I usually trim off most of the fat, but when they cook, there is still a good amount of juice and melted fat on the bottom of the baking dish which they sit in while cooking. Perhaps this moisture is what's keeping the skin from getting crisp, but it doesn't sound like anyone else has this issue.
I cook them that long or up to an hour as I’m in it for the really crispy skin. They are still very moist. I don’t remove any fat. I often shake them up in flour and seasoning first.
but do you cook them at 400 degrees? I usually cook them less time and a little lower heat but I have never thought of roasting them in that hot of an oven for that long.
but do you cook them at 400 degrees? I usually cook them less time and a little lower heat but I have never thought of roasting them in that hot of an oven for that long.

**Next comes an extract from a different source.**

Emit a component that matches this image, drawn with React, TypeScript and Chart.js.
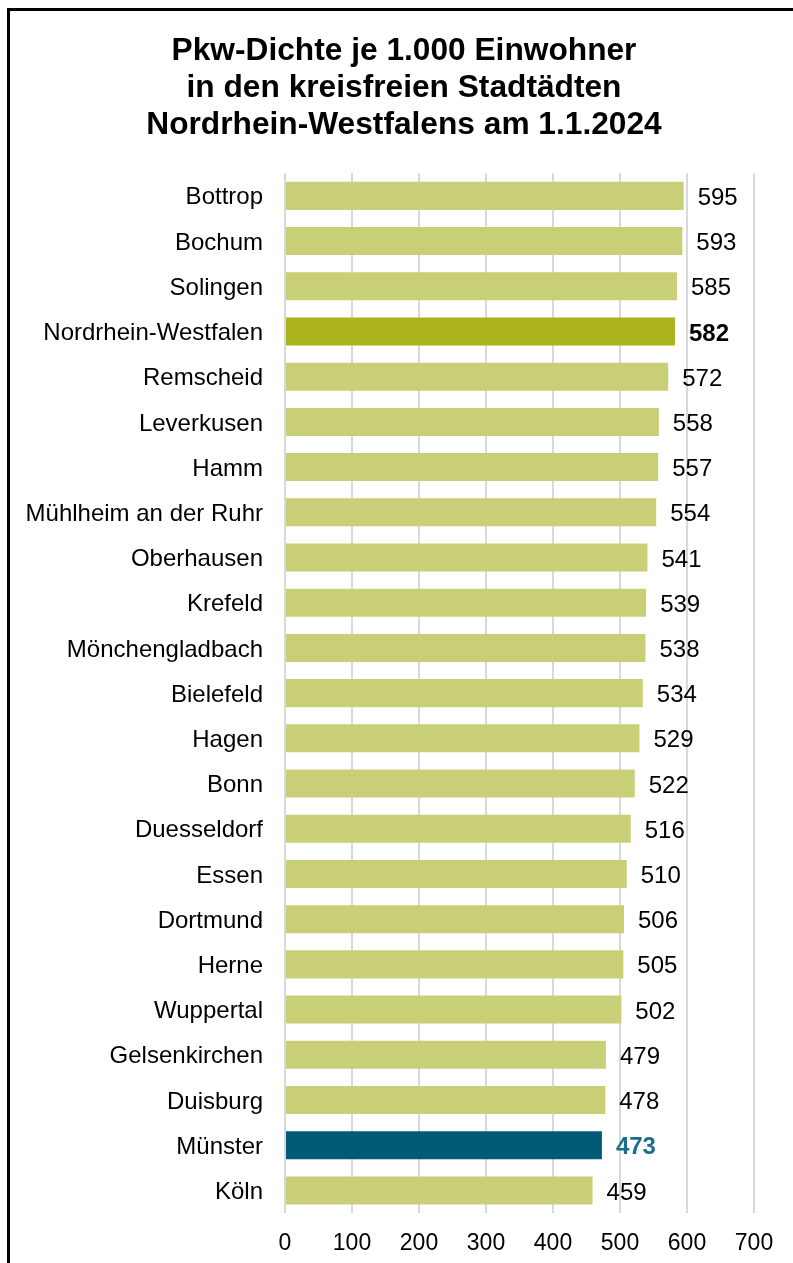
import { useEffect, useRef } from "react";
import { Chart, registerables } from "chart.js";

Chart.register(...registerables);

const titleLines = [
  "Pkw-Dichte je 1.000 Einwohner",
  "in den kreisfreien Stadtädten",
  "Nordrhein-Westfalens am 1.1.2024",
];

const categories = [
  "Bottrop",
  "Bochum",
  "Solingen",
  "Nordrhein-Westfalen",
  "Remscheid",
  "Leverkusen",
  "Hamm",
  "Mühlheim an der Ruhr",
  "Oberhausen",
  "Krefeld",
  "Mönchengladbach",
  "Bielefeld",
  "Hagen",
  "Bonn",
  "Duesseldorf",
  "Essen",
  "Dortmund",
  "Herne",
  "Wuppertal",
  "Gelsenkirchen",
  "Duisburg",
  "Münster",
  "Köln",
];

const values = [
  595, 593, 585, 582, 572, 558, 557, 554, 541, 539, 538, 534, 529, 522, 516,
  510, 506, 505, 502, 479, 478, 473, 459,
];

const axisMin = 0;
const axisMax = 700;
const axisStep = 100;

const highlightState = "Nordrhein-Westfalen";
const highlightCity = "Münster";

const COLOR_BAR = "#c9cf76";
const COLOR_STATE = "#aab319";
const COLOR_CITY = "#005a78";
const COLOR_CITY_LABEL = "#1b6f8c";
const FONT = "'Liberation Sans', Arial, sans-serif";

const barColors = categories.map((c) =>
  c === highlightState ? COLOR_STATE : c === highlightCity ? COLOR_CITY : COLOR_BAR
);

const valueLabelPlugin = {
  id: "valueLabels",
  afterDatasetsDraw(chart: any) {
    const ctx = chart.ctx;
    const meta = chart.getDatasetMeta(0);
    ctx.save();
    ctx.textAlign = "left";
    ctx.textBaseline = "middle";
    meta.data.forEach((bar: any, i: number) => {
      const cat = categories[i];
      const bold = cat === highlightState || cat === highlightCity;
      ctx.font = `${bold ? "bold " : ""}24px ${FONT}`;
      ctx.fillStyle = cat === highlightCity ? COLOR_CITY_LABEL : "#000000";
      ctx.fillText(String(values[i]), bar.x + 14, bar.y + 2.5);
    });
    ctx.restore();
  },
};

// Centre the title block over the region used in the reference
const titleShiftPlugin = {
  id: "titleShift",
  afterLayout(chart: any) {
    const t = chart.titleBlock;
    if (t) {
      t.left = 54;
      t.right = 754;
    }
  },
};

export default function App() {
  const ref = useRef<HTMLCanvasElement | null>(null);

  useEffect(() => {
    if (!ref.current) return;
    const chart = new Chart(ref.current, {
      type: "bar",
      data: {
        labels: categories,
        datasets: [
          {
            data: values,
            backgroundColor: barColors,
            borderWidth: 0,
            barPercentage: 0.62,
            categoryPercentage: 1,
          },
        ],
      },
      options: {
        indexAxis: "y",
        responsive: false,
        animation: false,
        devicePixelRatio: 1,
        layout: { padding: { left: 10, right: 39, top: 0, bottom: 0 } },
        plugins: {
          legend: { display: false },
          tooltip: { enabled: false },
          title: {
            display: true,
            text: titleLines,
            color: "#000000",
            font: { family: FONT, size: 31.7, weight: "bold", lineHeight: 1.17 },
            padding: { top: 33, bottom: 29 },
          },
        },
        scales: {
          x: {
            min: axisMin,
            max: axisMax,
            ticks: {
              stepSize: axisStep,
              color: "#000000",
              font: { family: FONT, size: 23 },
              padding: 17,
            },
            grid: { color: "#d9d9d9", lineWidth: 2, drawTicks: false },
            border: { display: false },
            afterFit: (s: any) => {
              s.height = 50;
            },
          },
          y: {
            ticks: {
              color: "#000000",
              font: { family: FONT, size: 24 },
              padding: 22,
              labelOffset: 2,
              autoSkip: false,
            },
            grid: { display: false, drawTicks: false },
            border: { display: false },
            afterFit: (s: any) => {
              s.width = 275;
            },
          },
        },
      } as any,
      plugins: [valueLabelPlugin, titleShiftPlugin],
    });
    return () => chart.destroy();
  }, []);

  return (
    <div
      style={{
        position: "absolute",
        left: 0,
        top: 0,
        width: 793,
        height: 1263,
        overflow: "hidden",
        background: "#ffffff",
      }}
    >
      <div
        style={{
          position: "absolute",
          left: 7,
          top: 8,
          width: 786,
          height: 1255,
          borderTop: "3px solid #000",
          borderLeft: "3px solid #000",
          boxSizing: "border-box",
        }}
      />
      <canvas
        ref={ref}
        width={793}
        height={1263}
        style={{ position: "absolute", left: 0, top: 0, display: "block" }}
      />
    </div>
  );
}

375 or 400. Of course, I now know my oven isn’t as hot as I set it, but I don’t know how long that’s been going on.
375 or 400. Of course, I now know my oven isn’t as hot as I set it, but I don’t know how long that’s been going on.
I can buy that. We did do ours a few nights ago at 375 for about 45 minutes, maybe even a few minutes longer as I was waiting for the beans in the insta pot to finish. And guess what? the thighs were great. Too bad the beans never did get completely cooked. I am doing something wrong when I fix my beans. I think I may have figured out what it is. I am going to try again later this week.
I don't understand how anyone eats chicken skin. I remove mine prior to cooking, or if I cook a whole chicken, I remove it after cooking. I had this conversation with a friend recently who said the skin was the best part of his barbecued chicken.